▸ Task details
Only the lines from the one containing "Give me the matplotlib source for this chart." through the one containing "latency = np.round(np.arange(0, 35.01, 0.2), 1)" should be duplicated, exactly as they appear. Pictures are to be left out.

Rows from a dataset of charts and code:
+ + + + +

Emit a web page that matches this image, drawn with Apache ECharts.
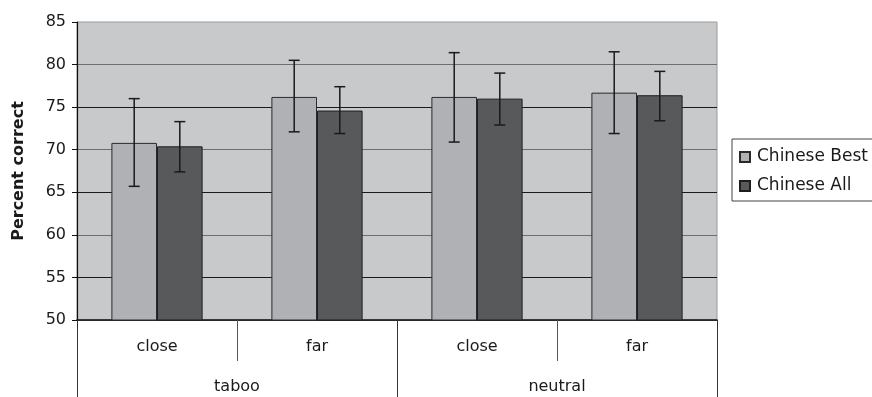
<!DOCTYPE html>
<html>
<head>
<meta charset="utf-8">
<script src="https://cdn.jsdelivr.net/npm/echarts@6/dist/echarts.min.js"></script>
<style>
html,body{margin:0;padding:0;background:#fff;}
#chart{width:872px;height:397px;}
</style>
</head>
<body>
<div id="chart"></div>
<script>
const categories = ['close', 'far', 'close', 'far'];
const groups = ['taboo', 'neutral'];
const seriesNames = ['Chinese Best', 'Chinese All'];
const bestValues = [70.8, 76.2, 76.2, 76.7];
const allValues = [70.4, 74.6, 76.0, 76.4];
const bestLow = [65.7, 72.1, 70.9, 71.9];
const bestHigh = [76.0, 80.5, 81.4, 81.5];
const allLow = [67.4, 71.9, 72.9, 73.4];
const allHigh = [73.3, 77.4, 79.0, 79.2];
const yMin = 50, yMax = 85, yStep = 5;

const FONT = 'DejaVu Sans';
const GAP = 0.43;

function errRender(sign) {
  return function (params, api) {
    const x = api.value(0);
    const lo = api.coord([x, api.value(1)]);
    const hi = api.coord([x, api.value(2)]);
    const w = api.size([1, 0])[0];
    const bw = w * (1 - GAP) / 2;
    const cx = lo[0] + sign * bw / 2;
    const cap = 5.5;
    const st = { stroke: '#1a1a1a', lineWidth: 1.5 };
    return {
      type: 'group',
      children: [
        { type: 'line', shape: { x1: cx, y1: lo[1], x2: cx, y2: hi[1] }, style: st },
        { type: 'line', shape: { x1: cx - cap, y1: hi[1], x2: cx + cap, y2: hi[1] }, style: st },
        { type: 'line', shape: { x1: cx - cap, y1: lo[1], x2: cx + cap, y2: lo[1] }, style: st }
      ]
    };
  };
}

const chart = echarts.init(document.getElementById('chart'));
chart.setOption({
  animation: false,
  textStyle: { fontFamily: FONT },
  grid: {
    left: 77, right: 155, top: 22, bottom: 77,
    show: true, backgroundColor: '#c8c9cb', borderColor: '#9a9a9a', borderWidth: 1
  },
  legend: {
    orient: 'vertical',
    left: 732, top: 139,
    padding: [9, 40, 6, 7],
    itemGap: 11,
    itemWidth: 10, itemHeight: 10,
    icon: 'rect',
    borderColor: '#444', borderWidth: 1,
    textStyle: { fontFamily: FONT, fontSize: 17, color: '#1a1a1a', lineHeight: 18, padding: [0, 0, 0, 2] },
    data: seriesNames
  },
  xAxis: [
    {
      type: 'category', data: categories, position: 'bottom',
      axisLine: { show: true, lineStyle: { color: '#111', width: 1.5 } },
      axisTick: { show: true, length: 41, interval: 0, lineStyle: { color: '#555', width: 1 } },
      axisLabel: { margin: 19, fontSize: 16, color: '#1a1a1a', fontFamily: FONT, interval: 0 }
    },
    {
      type: 'category', data: groups, position: 'bottom', offset: 0,
      axisLine: { show: false },
      axisTick: { show: true, length: 77, interval: 0, lineStyle: { color: '#333', width: 1 } },
      axisLabel: { margin: 59, fontSize: 16, color: '#1a1a1a', fontFamily: FONT, interval: 0 }
    }
  ],
  yAxis: {
    type: 'value', min: yMin, max: yMax, interval: yStep,
    name: 'Percent correct', nameLocation: 'middle', nameGap: 50,
    nameTextStyle: { fontFamily: FONT, fontSize: 16, fontWeight: 'bold', color: '#1a1a1a' },
    axisLine: { show: true, lineStyle: { color: '#111', width: 1.2 } },
    axisTick: { show: true, length: 5, lineStyle: { color: '#111' } },
    axisLabel: { margin: 11, fontSize: 16, color: '#1a1a1a', fontFamily: FONT },
    splitLine: { show: true, showMaxLine: false, lineStyle: { color: ['#6e6e6e', '#1a1a1a'], width: 1.2 } }
  },
  series: [
    {
      name: seriesNames[0], type: 'bar', data: bestValues,
      barGap: '0%', barCategoryGap: (GAP * 100) + '%',
      itemStyle: { color: '#b0b1b4', borderColor: '#2a2a2a', borderWidth: 1 }
    },
    {
      name: seriesNames[1], type: 'bar', data: allValues,
      barGap: '0%', barCategoryGap: (GAP * 100) + '%',
      itemStyle: { color: '#58595b', borderColor: '#1e1e1e', borderWidth: 1 }
    },
    {
      type: 'custom', renderItem: errRender(-1), z: 5,
      data: categories.map((c, i) => [i, bestLow[i], bestHigh[i]]),
      encode: { x: 0, y: [1, 2] }, silent: true
    },
    {
      type: 'custom', renderItem: errRender(1), z: 5,
      data: categories.map((c, i) => [i, allLow[i], allHigh[i]]),
      encode: { x: 0, y: [1, 2] }, silent: true
    }
  ]
});
</script>
</body>
</html>
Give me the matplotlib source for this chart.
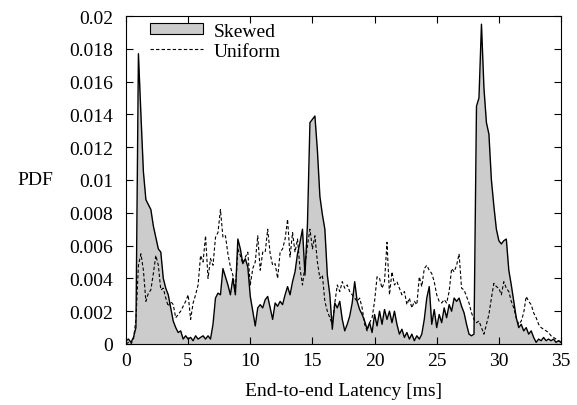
import numpy as np
import matplotlib
matplotlib.use("Agg")
import matplotlib.pyplot as plt
from matplotlib.patches import Patch
from matplotlib.lines import Line2D

plt.rcParams['font.family'] = ['Liberation Serif', 'DejaVu Serif']

# latency bins [ms], 0.2 ms apart
latency = np.round(np.arange(0, 35.01, 0.2), 1)

# PDF values in thousandths (x 1e-3)
skewed_milli = [
    0.2, 0.3, 0.1, 0.4, 1.0, 17.7, 14.0, 10.5, 8.8, 8.5,
    8.2, 7.2, 6.5, 5.8, 5.6, 4.0, 3.4, 3.0, 2.2, 1.4,
    1.0, 0.7, 0.8, 0.3, 0.5, 0.3, 0.4, 0.2, 0.5, 0.3,
    0.4, 0.5, 0.3, 0.5, 0.3, 1.2, 2.8, 3.1, 3.0, 4.6,
    4.1, 3.6, 3.0, 4.0, 3.0, 6.4, 5.8, 4.9, 5.2, 4.7,
    2.9, 2.0, 1.1, 2.2, 2.4, 2.2, 2.7, 2.9, 2.2, 1.5,
    2.5, 2.3, 2.6, 2.4, 3.0, 3.5, 3.0, 3.8, 4.4, 5.5,
    6.2, 7.0, 4.2, 7.3, 13.5, 13.7, 13.9, 11.8, 9.0, 7.9,
    7.0, 4.2, 3.0, 0.9, 2.5, 2.2, 2.6, 1.5, 0.8, 1.2,
    1.7, 2.5, 3.8, 2.6, 2.1, 1.8, 1.4, 0.9, 1.3, 0.7,
    1.8, 1.1, 2.0, 1.2, 2.1, 1.5, 2.0, 1.3, 2.0, 1.2,
    0.6, 0.9, 0.4, 0.7, 0.3, 0.6, 0.2, 0.5, 0.3, 0.6,
    1.5, 2.8, 3.5, 1.2, 2.1, 1.0, 1.8, 1.3, 2.2, 1.6,
    2.4, 2.0, 2.8, 2.6, 2.8, 2.3, 1.9, 1.2, 0.6, 0.5,
    0.6, 14.5, 15.0, 19.5, 15.6, 13.5, 12.8, 10.0, 8.4, 7.0,
    6.3, 6.1, 6.3, 6.4, 4.5, 3.6, 2.6, 1.6, 1.0, 1.2,
    0.8, 1.0, 0.6, 0.8, 0.4, 0.1, 0.3, 0.2, 0.4, 0.2,
    0.3, 0.2, 0.3, 0.1, 0.2, 0.1,
]

uniform_milli = [
    0.0, 0.1, 0.0, 0.3, 1.5, 4.8, 5.5, 4.5, 2.6, 3.1,
    3.3, 4.3, 5.4, 4.8, 3.3, 3.4, 2.8, 2.3, 2.6, 2.4,
    1.6, 1.8, 2.0, 2.3, 2.6, 3.0, 1.5, 2.5, 3.0, 3.6,
    5.4, 5.0, 6.6, 4.0, 5.2, 4.8, 6.5, 6.8, 8.2, 6.5,
    6.6, 5.5, 4.7, 4.2, 3.2, 5.8, 5.4, 4.9, 5.3, 5.6,
    3.6, 4.6, 5.0, 6.6, 4.5, 5.6, 5.6, 7.0, 5.5, 4.8,
    4.9, 4.0, 5.6, 5.8, 6.4, 7.6, 5.3, 6.8, 5.6, 6.4,
    4.6, 3.6, 4.8, 6.0, 7.0, 5.8, 6.6, 5.0, 4.0, 4.2,
    2.6, 2.0, 1.6, 1.2, 2.5, 3.6, 3.2, 3.8, 3.4, 3.6,
    3.2, 3.0, 2.8, 2.6, 2.8, 2.2, 1.2, 0.8, 1.3, 1.6,
    2.6, 4.1, 4.0, 3.4, 3.8, 6.2, 3.0, 4.4, 3.6, 3.8,
    3.4, 3.0, 3.2, 2.4, 2.8, 2.2, 2.6, 2.4, 4.1, 3.5,
    4.6, 4.8, 4.5, 4.3, 3.8, 3.0, 2.6, 2.5, 2.7, 2.5,
    3.2, 4.6, 4.4, 4.8, 5.5, 3.4, 3.3, 2.9, 2.5, 1.9,
    1.5, 1.3, 1.4, 1.0, 0.6, 1.2, 1.8, 2.8, 3.7, 3.5,
    3.4, 3.0, 3.8, 3.4, 3.2, 2.6, 2.2, 1.6, 1.2, 1.4,
    1.9, 2.9, 2.6, 2.4, 1.9, 1.6, 1.2, 1.0, 0.9, 0.8,
    0.7, 0.5, 0.4, 0.3, 0.2, 0.1,
]

skewed = np.array(skewed_milli) * 1e-3
uniform = np.array(uniform_milli) * 1e-3

xticks = [0, 5, 10, 15, 20, 25, 30, 35]
yticks = [0, 0.002, 0.004, 0.006, 0.008, 0.01, 0.012, 0.014, 0.016, 0.018, 0.02]
ytick_labels = ['0', '0.002', '0.004', '0.006', '0.008', '0.01', '0.012',
                '0.014', '0.016', '0.018', '0.02']

fs = 14
dash = (0, (3, 2))

fig = plt.figure(figsize=(5.77, 4.06), dpi=100)
ax = fig.add_axes([126/577, 61/406, 435/577, 328/406])

ax.fill_between(latency, 0, skewed, color='#cccccc', linewidth=0)
ax.plot(latency, skewed, color='black', linewidth=1.0)
ax.plot(latency, uniform, color='black', linewidth=0.8, linestyle=dash)

ax.set_xlim(0, 35)
ax.set_ylim(0, 0.02)
ax.set_xticks(xticks)
ax.set_yticks(yticks)
ax.set_yticklabels(ytick_labels)
ax.tick_params(direction='in', length=5, width=0.8, top=True, right=True,
               labelsize=fs)
ax.tick_params(axis='y', pad=9)
ax.tick_params(axis='x', pad=6)
for s in ax.spines.values():
    s.set_linewidth(0.8)

ax.set_xlabel('End-to-end Latency [ms]', fontsize=fs, labelpad=9)
fig.text(35/577, 1 - 181/406, 'PDF', fontsize=fs, ha='center', va='center')

handles = [Patch(facecolor='#cccccc', edgecolor='black', linewidth=0.8),
           Line2D([], [], color='black', linewidth=0.8, linestyle=dash)]
ax.legend(handles, ['Skewed', 'Uniform'], loc='upper left', frameon=False,
          fontsize=fs, bbox_to_anchor=(0.028, 1.015), handlelength=2.75,
          handleheight=0.5, handletextpad=0.55, labelspacing=0.15,
          borderaxespad=0.2)

fig.savefig('out.png', dpi=100)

+ + + + +

▸ Answer
Give me the matplotlib source for this chart.
import numpy as np
import matplotlib
matplotlib.use("Agg")
import matplotlib.pyplot as plt
from matplotlib.patches import Patch
from matplotlib.lines import Line2D

plt.rcParams['font.family'] = ['Liberation Serif', 'DejaVu Serif']

# latency bins [ms], 0.2 ms apart
latency = np.round(np.arange(0, 35.01, 0.2), 1)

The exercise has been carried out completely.